Falando particularmente dos benefícios estabelecidos pela lei de terras, de recursos florestais e faunísticos, Assulai disse que a política nacional de maneio de recursos naturais destaca a necessidade de preservar os recursos e também garantir ganhos para as comunidades.

“Nós temos que nos lembrar que os recursos são nossos”, disse ela, falando a uma audiência constituída por representantes do governo provincial, organizações da sociedade civil, comunidades, entre outros.

“Nós não temos a ousadia de discutir os nossos direitos com o sector privado, por exemplo, e temos estado a perder muitos ganhos por causa da nossa humildade”, acrescentou ela.

Segundo Assulai a legislação moçambicana de terras, recursos florestais e faunísticos fortalece muito as comunidades e as coloca num lugar privilegiado no tocante a tomada de decisões sobre investimentos nestas áreas. Aliás, as leis estabelecem o modelo de auscultação das comunidades antes da atribuição de licenças a investidores.

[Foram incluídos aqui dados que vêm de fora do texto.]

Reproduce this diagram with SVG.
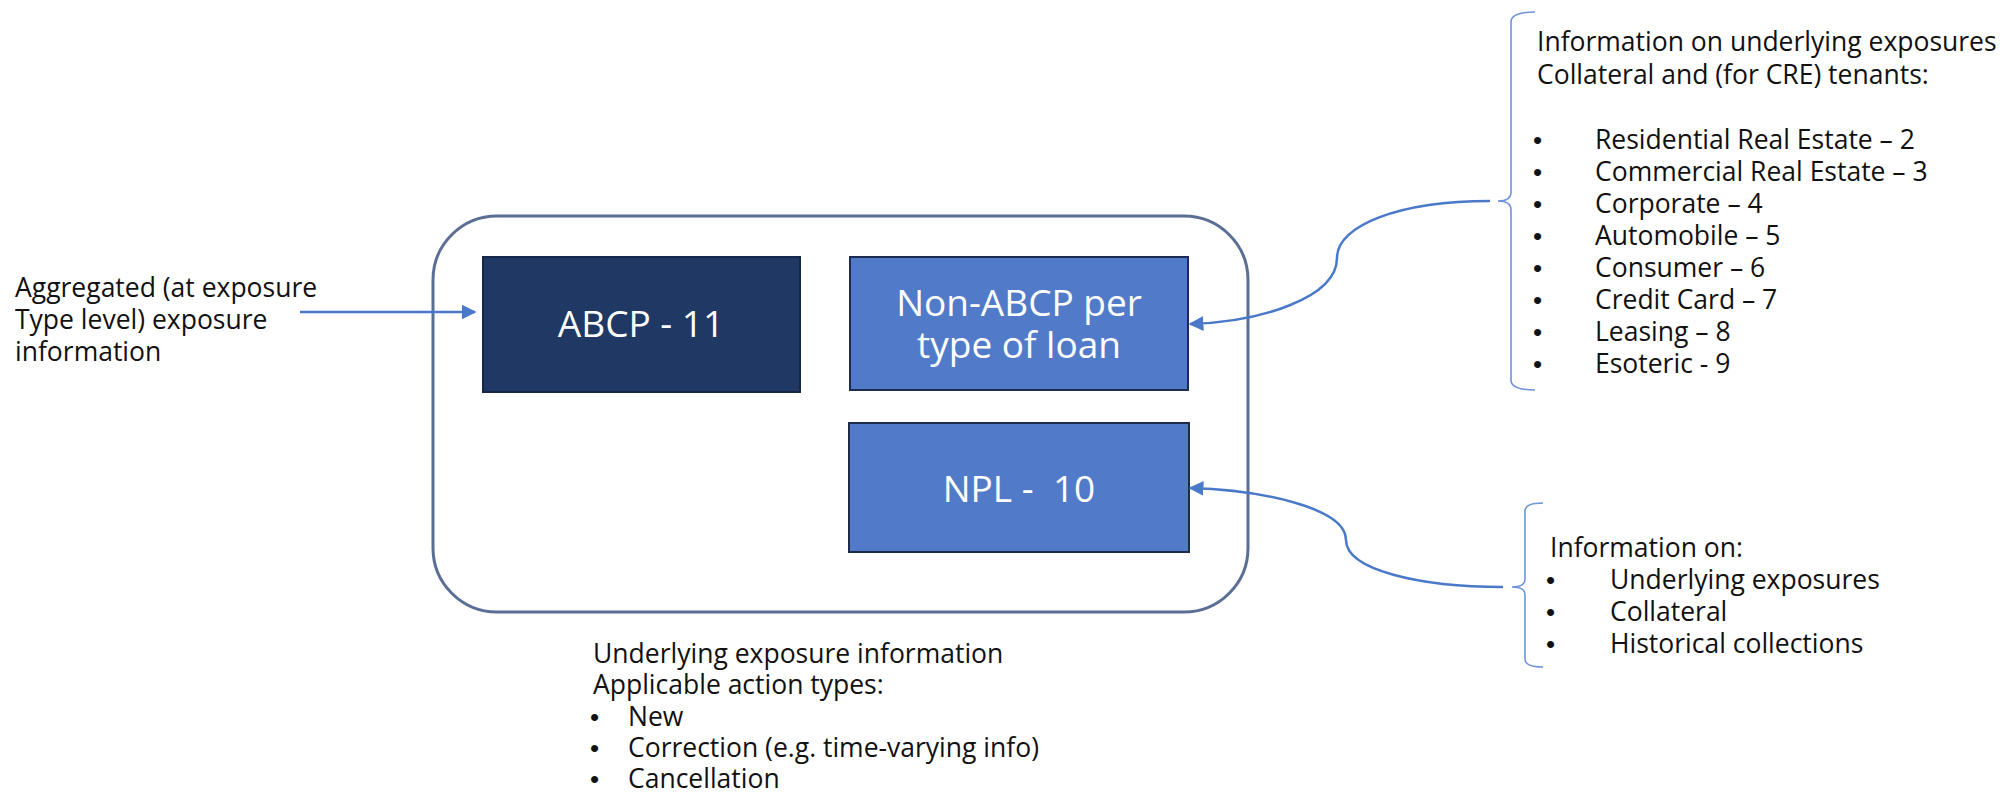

Além disso, a legislação sobre os recursos florestais e faunísticos também estabelece a atribuição de 20 por cento das receitas da exploração dos destes recursos às comunidades ao redor e a alocação dos 50 por cento dos valores de multas aplicadas aos infractores aos denunciantes.

“Mas não sei se alguém terá recebido os 50 por cento de multa da apreensão ou denúncia…”, disse ela, questionando se “será que essa lei de floresta e fauna bravia está sendo explorada.

Apesar destes constrangimentos, Janete Assulai reconhece que a legislação moçambicana sobre a exploração dos recursos naturais é rica, apesar de ainda carecer de aprovação de decretos específicos, como por exemplo, no tocante a delegação de poderes às comunidades para a atribuição de certas licenças de exploração de recursos florestais.

“O Governo moçambicano reconheceu que a marginalização das comunidades locais penalizava muito”, disse ela, acrescentando que, geralmente, este grupo era excluído na gestão de recursos naturais a sua volta “e os resultados eram penosos”. “As comunidades não tinham nada a ver com os seus recursos”, sublinhou.